An optimal control approach to pilot/vehicle analysis and the Neal-Smith criteria

An optimal control pilot modeling technique is utilized in the conceptual framework of Neal and Smith who in 1970 presented a closed-loop frequency-domain technique for handling qualities analysis of highly augmented aircraft. By performing their analysis in the alternate manner demonstrated here, an attempt is made to bridge the gap between frequency-domain and time-domain approaches to pilot/vehicle analysis, to introduce what might be considered as a more general pilot modeling approach in this particular application, and thereby move towards extending this approach to even more complex vehicles and piloting tasks.

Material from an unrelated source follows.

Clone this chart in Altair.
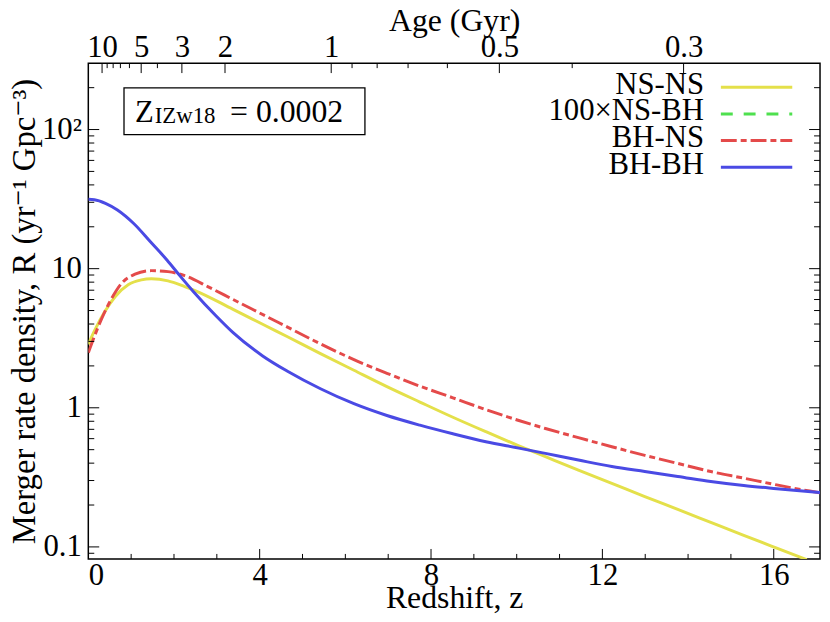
import altair as alt
import numpy as np
import pandas as pd

# ---------------- data ----------------
z_nsns = [0, 0.16, 0.39, 0.63, 0.93, 1.24, 1.47, 1.86, 2.25, 2.45, 3.38, 4.15, 4.65, 5.42,
          6.20, 6.97, 7.74, 8.51, 9.28, 10.05, 10.67, 11.44, 12.22, 12.99, 13.76, 14.53,
          15.30, 16.07, 16.77]
r_nsns = [2.86, 3.66, 4.94, 6.31, 7.65, 8.3, 8.45, 8.17, 7.44, 7.05, 5.1, 3.87, 3.24, 2.45,
          1.86, 1.42, 1.10, 0.855, 0.673, 0.533, 0.445, 0.356, 0.286, 0.230, 0.186, 0.150,
          0.121, 0.098, 0.081]

z_bhns = [0, 0.16, 0.32, 0.55, 0.78, 1.09, 1.47, 1.86, 2.25, 2.8, 3.38, 4.15, 4.65, 5.42,
          6.20, 6.97, 7.74, 8.51, 9.28, 10.05, 10.67, 11.44, 12.22, 12.99, 13.76, 14.53,
          15.30, 16.07, 16.84, 17.08]
r_bhns = [2.49, 3.37, 4.43, 6.15, 7.87, 9.12, 9.68, 9.52, 8.91, 7.4, 6.0, 4.55, 3.8, 2.88,
          2.22, 1.77, 1.43, 1.18, 0.97, 0.81, 0.71, 0.61, 0.525, 0.455, 0.398, 0.348,
          0.312, 0.279, 0.252, 0.245]

z_bhbh = [0, 0.14, 0.4, 0.68, 1.06, 1.45, 1.84, 2.15, 2.45, 2.99, 3.38, 4.07, 4.65, 5.42,
          6.20, 6.97, 7.74, 8.51, 9.28, 10.05, 10.67, 11.44, 12.22, 12.99, 13.76, 14.53,
          15.30, 16.07, 17.08]
r_bhbh = [31.5, 31.3, 29.5, 26.4, 21.1, 15.6, 11.5, 8.8, 6.86, 4.55, 3.47, 2.36, 1.83, 1.37,
          1.07, 0.88, 0.75, 0.65, 0.57, 0.513, 0.47, 0.421, 0.378, 0.348, 0.321, 0.295,
          0.276, 0.262, 0.246]

series_names = ["NS-NS", "100×NS-BH", "BH-NS", "BH-BH"]
series_colors = ["#e4e04a", "#4ee04e", "#e44a4a", "#4a4ae4"]
series_dashes = [None, [12, 11], [16, 4, 6, 4], None]

x_major = [0, 4, 8, 12, 16]
x_minor = [1, 2, 3, 5, 6, 7, 9, 10, 11, 13, 14, 15]
y_major = [0.1, 1, 10, 100]
y_minor = [0.09, 0.2, 0.3, 0.4, 0.5, 0.6, 0.7, 0.8, 0.9, 2, 3, 4, 5, 6, 7, 8, 9,
           20, 30, 40, 50, 60, 70, 80, 90, 200]
age_major = [10, 5, 3, 2, 1, 0.5, 0.3]
age_major_labels = ["10", "5", "3", "2", "1", "0.5", "0.3"]
age_minor = [9, 8, 7, 6, 4, 0.9, 0.8, 0.7, 0.6, 0.4]

box_value = "= 0.0002"

# flat LCDM age -> redshift (for the top axis)
H0, Om = 69.0, 0.30
OL = 1 - Om
tH = 977.8 / H0


def z_of_age(t):
    t = np.asarray(t, dtype=float)
    s = np.sinh(1.5 * np.sqrt(OL) * t / tH) / np.sqrt(OL / Om)
    return s ** (-2.0 / 3.0) - 1.0


# ---------------- chart ----------------
W, H = 738, 500
FONT = "Liberation Serif, DejaVu Serif, Times New Roman, serif"
FS = 31
TFS = 32

xs = alt.Scale(domain=[0, 17.08], nice=False, zero=False)
ys = alt.Scale(type="log", domain=[0.082, 300], nice=False)


def curve(z, r, color, dash=None):
    kw = dict(color=color, strokeWidth=3, interpolate="monotone", clip=True)
    if dash:
        kw["strokeDash"] = dash
    return alt.Chart(pd.DataFrame({"z": z, "r": r})).mark_line(**kw).encode(
        x=alt.X("z:Q", scale=xs, axis=None),
        y=alt.Y("r:Q", scale=ys, axis=None),
    )


# main axes (labels only, frame drawn by view stroke)
axes_df = pd.DataFrame({"z": x_major, "r": [1] * len(x_major)})
y_expr = ("datum.value >= 99 ? '10²' : datum.value >= 9 ? '10' : "
          "datum.value >= 0.9 ? '1' : '0.1'")
axes_main = alt.Chart(axes_df).mark_point(opacity=0).encode(
    x=alt.X("z:Q", scale=xs, axis=alt.Axis(
        values=x_major, format="d", ticks=False, tickSize=0, domain=False, grid=False,
        labelPadding=2, title="Redshift, z", titlePadding=-8)),
    y=alt.Y("r:Q", scale=ys, axis=alt.Axis(
        values=y_major, labelExpr=y_expr, ticks=False, tickSize=0, domain=False, grid=False,
        labelPadding=7, title="Merger rate density, R (yr⁻¹ Gpc⁻³)", titlePadding=0,
        titleFontSize=33)),
)

# top (age) axis + ticks
zt_major = [float(v) for v in z_of_age(age_major)]
zt_minor = [float(v) for v in z_of_age(age_minor)]
top_expr = "".join(
    f"abs(datum.value - {zv:.6f}) < 0.001 ? '{lab}' : "
    for zv, lab in zip(zt_major, age_major_labels)) + "''"
top_major = alt.Chart(pd.DataFrame({"z": zt_major})).mark_rule(
    color="black", strokeWidth=1).encode(
    x=alt.X("z:Q", scale=xs, axis=alt.Axis(
        orient="top", values=zt_major, labelExpr=top_expr, ticks=False, tickSize=0,
        domain=False, grid=False, labelPadding=0, title="Age (Gyr)", titlePadding=-6)),
    y=alt.value(0), y2=alt.value(10),
)
top_minor = alt.Chart(pd.DataFrame({"z": zt_minor})).mark_rule(
    color="black", strokeWidth=1).encode(
    x=alt.X("z:Q", scale=xs, axis=None), y=alt.value(0), y2=alt.value(5))

# bottom ticks
bot_major = alt.Chart(pd.DataFrame({"z": x_major[1:]})).mark_rule(
    color="black", strokeWidth=1).encode(
    x=alt.X("z:Q", scale=xs, axis=None), y=alt.value(H), y2=alt.value(H - 10))
bot_minor = alt.Chart(pd.DataFrame({"z": x_minor})).mark_rule(
    color="black", strokeWidth=1).encode(
    x=alt.X("z:Q", scale=xs, axis=None), y=alt.value(H), y2=alt.value(H - 5))

# left / right ticks
ticks = []
for vals, ln in ((y_major, 11), (y_minor, 6)):
    d = pd.DataFrame({"r": vals})
    ticks.append(alt.Chart(d).mark_rule(color="black", strokeWidth=1).encode(
        y=alt.Y("r:Q", scale=ys, axis=None), x=alt.value(0), x2=alt.value(ln)))
    ticks.append(alt.Chart(d).mark_rule(color="black", strokeWidth=1).encode(
        y=alt.Y("r:Q", scale=ys, axis=None), x=alt.value(W), x2=alt.value(W - ln)))

one = pd.DataFrame({"a": [0]})

# metallicity box
box = alt.Chart(one).mark_rect(fill="white", stroke="black", strokeWidth=1.3).encode(
    x=alt.value(36), x2=alt.value(279), y=alt.value(25), y2=alt.value(72))
box_z = alt.Chart(one).mark_text(font=FONT, fontSize=31, align="left", baseline="alphabetic",
                                 color="black").encode(
    x=alt.value(47), y=alt.value(59), text=alt.value("Z"))
box_sub = alt.Chart(one).mark_text(font=FONT, fontSize=23, align="left",
                                   baseline="alphabetic", color="black").encode(
    x=alt.value(67), y=alt.value(60), text=alt.value("IZw18"))
box_val = alt.Chart(one).mark_text(font=FONT, fontSize=32, align="left",
                                   baseline="alphabetic", color="black").encode(
    x=alt.value(143), y=alt.value(59), text=alt.value(box_value))

# manual legend (labels to the left of the samples)
legend_layers = []
LEG_Y0, LEG_DY = 24.3, 26.9
for i, (nm, col, dsh) in enumerate(zip(series_names, series_colors, series_dashes)):
    yy = LEG_Y0 + i * LEG_DY
    rk = dict(color=col, strokeWidth=3)
    if dsh:
        rk["strokeDash"] = dsh
    legend_layers.append(alt.Chart(one).mark_rule(**rk).encode(
        x=alt.value(638), x2=alt.value(710), y=alt.value(yy)))
    legend_layers.append(alt.Chart(one).mark_text(
        font=FONT, fontSize=FS, align="right", baseline="alphabetic", color="black").encode(
        x=alt.value(621), y=alt.value(yy + 6.5), text=alt.value(nm)))

lines = [
    curve(z_nsns, r_nsns, series_colors[0]),
    curve(z_bhns, r_bhns, series_colors[2], series_dashes[2]),
    curve(z_bhbh, r_bhbh, series_colors[3]),
]

chart = alt.layer(
    axes_main, *lines, top_major, top_minor, bot_major, bot_minor, *ticks,
    box, box_z, box_sub, box_val, *legend_layers,
).resolve_axis(x="independent", y="independent").properties(
    width=W, height=H,
    autosize=alt.AutoSizeParams(type="none"),
    padding={"left": 81, "top": 53, "right": 2, "bottom": 60},
).configure_view(stroke="black", strokeWidth=1.5).configure_axis(
    labelFont=FONT, labelFontSize=FS, titleFont=FONT, titleFontSize=TFS,
    titleFontWeight="normal", labelColor="black", titleColor="black",
)

chart.save("out.html", embed_options={"renderer": "svg", "actions": False})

Using the same quadratic cost weightings and set of observations for analyzing a variety of higher-order aircraft dynamics, the optimal control approach was successfully employed in the attempt to duplicate the Neal-Smith results. Specifically, it was found that the optimal control analysis resulted in pilot phase compensation for the configurations studied that were very comparable to those of Neal and Smith. In addition, the analysis here more closely reflected the actual inflight situation in that an actual tracking task was modeled. More importantly, the analysis demonstrated that low closed-loop bandwidth obtained from the analysis correlated well with bandwidth-related problems (i.e., large initial response delays) encountered in flight. This fact could be used as an additional criterion that must be met before considering the characteristics of resonance peak and pilot phase compensation.